How many security firms do you want to choose from? Five? Let's say five. So to equal the density of a municipal police force, that would mean five times as many officers employed at those security firms. That's five times as many officers being paid.
Wanna try making sense? If you replaced the current police force with 5 private agencies, that doesn't mean there are five times as many officers. What kind of dumbass logic is that?!?!
It just means that each firm will be one fifth the size of the former monopoly. People aren't going to change careers just because there are more companies to choose from.
So you want a security firm that has only one fifth the number of feet on the ground than what has presumably been determined to be an adequate number? Assuming the same coverage, they will have one fifth the density. Due to the random nature of crime, there will be times when your call for help will result in a much longer response time than occurs now. There's no way around it.
From a logical point of view, all you need to do is take the notion to the extreme to see the problem.
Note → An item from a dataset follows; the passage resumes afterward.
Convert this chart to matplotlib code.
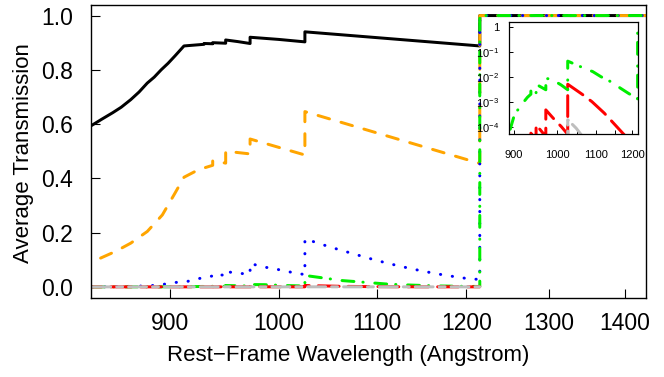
import matplotlib
matplotlib.use("Agg")
import matplotlib.pyplot as plt
from matplotlib.ticker import NullLocator

plt.rcParams['font.family'] = ['Liberation Sans', 'DejaVu Sans']
plt.rcParams['mathtext.fontset'] = 'custom'
plt.rcParams['mathtext.rm'] = 'Liberation Sans'

# rest-frame wavelength (Angstrom) and average transmission, one set per curve
# (repeated wavelengths mark the jumps at the Lyman lines)
black_wl = [820, 833, 842, 851, 858, 866, 873, 880, 886, 892, 898, 904, 912,
            921, 930, 930, 937.8, 937.8, 949.7, 949.7, 961, 972.5, 972.5,
            1000, 1025.7, 1025.7, 1215.7, 1215.7, 1450]
black_t = [0.56, 0.593, 0.618, 0.642, 0.662, 0.69, 0.718, 0.751, 0.773, 0.80,
           0.824, 0.851, 0.888, 0.891, 0.894, 0.897, 0.896, 0.900, 0.898,
           0.910, 0.904, 0.897, 0.920, 0.912, 0.903, 0.940, 0.888, 1.0, 1.0]

orange_wl = [841, 853, 866, 880, 893, 904, 912, 925, 937.8, 937.8, 949.7,
             949.7, 972.5, 972.5, 1025.7, 1025.7, 1215.7, 1215.7, 1450]
orange_t = [0.106, 0.13, 0.161, 0.204, 0.265, 0.345, 0.404, 0.432, 0.448,
            0.465, 0.456, 0.50, 0.49, 0.545, 0.486, 0.646, 0.455, 1.0, 1.0]

blue_wl = [825, 850, 870, 885, 895, 904, 915, 931, 937.8, 937.8, 949.7, 949.7,
           965, 972.5, 972.5, 986, 998, 1009, 1025.7, 1025.7, 1050, 1075, 1100,
           1125, 1150, 1175, 1200, 1215.7, 1215.7, 1450]
blue_t = [0.0, 0.0005, 0.002, 0.005, 0.010, 0.016, 0.020, 0.036, 0.040, 0.045,
          0.043, 0.056, 0.049, 0.046, 0.086, 0.073, 0.065, 0.056, 0.045, 0.177,
          0.148, 0.122, 0.097, 0.076, 0.058, 0.043, 0.031, 0.027, 1.0, 1.0]

green_wl = [825, 870, 890, 902, 912, 922, 930, 937.8, 937.8, 949.7, 949.7,
            972.5, 972.5, 986, 1010, 1025.7, 1025.7, 1064, 1090, 1112, 1139,
            1167, 1188, 1215.7, 1215.7, 1450]
green_t = [5e-6, 2e-5, 6e-5, 3.5e-4, 5.5e-4, 1.0e-3, 1.5e-3, 2.0e-3, 2.9e-3,
           2.0e-3, 5.0e-3, 3.0e-3, 8.5e-3, 8.0e-3, 4.6e-3, 3.0e-3, 0.042,
           0.023, 0.016, 0.010, 6.3e-3, 3.4e-3, 2.2e-3, 1.3e-3, 1.0, 1.0]

red_wl = [825, 900, 937.8, 937.8, 949.7, 949.7, 966, 972.5, 972.5, 990, 1010,
          1025.7, 1025.7, 1062, 1088, 1121, 1153, 1190, 1215.7]
red_t = [1e-7, 5e-6, 1.5e-5, 5.5e-5, 3e-5, 1.2e-4, 5.5e-5, 3.5e-5, 4.7e-4,
         2.2e-4, 1.0e-4, 5e-5, 5e-3, 2e-3, 1e-3, 3.5e-4, 1.1e-4, 3e-5, 1.5e-5]

gray_wl = [825, 1025.7, 1025.7, 1047, 1070, 1100, 1150, 1215.7]
gray_t = [1e-9, 1e-7, 1.9e-4, 8.7e-5, 3e-5, 8e-6, 1e-6, 1e-7]

main_ticks = [900, 1000, 1100, 1200, 1300, 1400]
inset_xticks = [900, 950, 1000, 1050, 1100, 1150, 1200]
inset_xlabels = ['900', '', '1000', '', '1100', '', '1200']
inset_yticks = [1e-4, 1e-3, 1e-2, 1e-1, 1]
inset_ylabels = [r'$\mathregular{10^{-4}}$', r'$\mathregular{10^{-3}}$',
                 r'$\mathregular{10^{-2}}$', r'$\mathregular{10^{-1}}$', '1']

lw = 2.15
styles = [
    (black_wl, black_t, 'black', None),
    (orange_wl, orange_t, 'orange', (4, 4)),
    (blue_wl, blue_t, 'blue', (0.1, 3.9)),
    (green_wl, green_t, '#00ee00', (0.1, 3.9, 4, 3)),
    (red_wl, red_t, 'red', (7, 3)),
    (gray_wl, gray_t, '#bebebe', (2, 2, 6, 2)),
]

fig = plt.figure(figsize=(6.64, 3.77), dpi=100)
ax = fig.add_axes([91 / 664, 1 - 297.7 / 377, 554.7 / 664, 293 / 377])

for wl, t, c, d in styles:
    line, = ax.plot(wl, t, color=c, lw=lw, solid_capstyle='round',
                    dash_capstyle='round', solid_joinstyle='round')
    if d is not None:
        line.set_dashes(d)

ax.set_xscale('log')
ax.set_xlim(833.2, 1428.4)
ax.set_ylim(-0.04, 1.04)
ax.set_xticks(main_ticks)
ax.set_xticklabels([str(v) for v in main_ticks])
ax.xaxis.set_minor_locator(NullLocator())
ax.set_yticks([0, 0.2, 0.4, 0.6, 0.8, 1.0])
ax.set_yticklabels(['0.0', '0.2', '0.4', '0.6', '0.8', '1.0'])
ax.tick_params(axis='both', direction='in', length=6.2, width=0.8,
               labelsize=16.5)
ax.tick_params(axis='x', pad=10.5)
ax.tick_params(axis='y', pad=13)
for s in ax.spines.values():
    s.set_linewidth(1.0)

fig.text(348.5 / 664, 1 - 355 / 377, 'Rest\u2212Frame Wavelength (Angstrom)',
         ha='center', va='center', fontsize=16)
fig.text(24 / 664, 1 - 153 / 377, 'Average Transmission', rotation=90,
         ha='center', va='center', fontsize=16)

# inset with the low-transmission curves on a log scale
axin = fig.add_axes([509 / 664, 1 - 134.3 / 377, 128.7 / 664, 112 / 377])
for wl, t, c, d in styles[3:]:
    line, = axin.plot(wl, t, color=c, lw=lw, solid_capstyle='round',
                      dash_capstyle='round')
    line.set_dashes(d)
axin.set_xscale('log')
axin.set_yscale('log')
axin.set_xlim(889.2, 1216)
axin.set_ylim(10 ** -4.304, 10 ** 0.176)
axin.set_xticks(inset_xticks)
axin.set_xticklabels(inset_xlabels)
axin.xaxis.set_minor_locator(NullLocator())
axin.set_yticks(inset_yticks)
axin.set_yticklabels(inset_ylabels)
axin.yaxis.set_minor_locator(NullLocator())
axin.tick_params(axis='both', direction='in', length=2.7, width=0.7,
                 labelsize=8)
axin.tick_params(axis='x', pad=11)
axin.tick_params(axis='y', pad=7)
for s in axin.spines.values():
    s.set_linewidth(0.9)

fig.savefig('out.png', dpi=100)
First of all, just because a publicly funded police force has a certain number of cops, does not imply that that number is optimum. Second, in every city that I've lived in there were always the city cops, the county sherriffs (and contables), the state cops and the city cops of the surrounding suburban cities. All of these different units communicated fine and seemed to manage the distribution of workload without significant problems. There is no reason to assume that several private security units working in an overlapping geographical area couldn't manage to do the same. The 911 operators generally have to choose which unit to call, and have radios that can switch frequencies to do exactly that (or call the different units' own dispatchers to do it).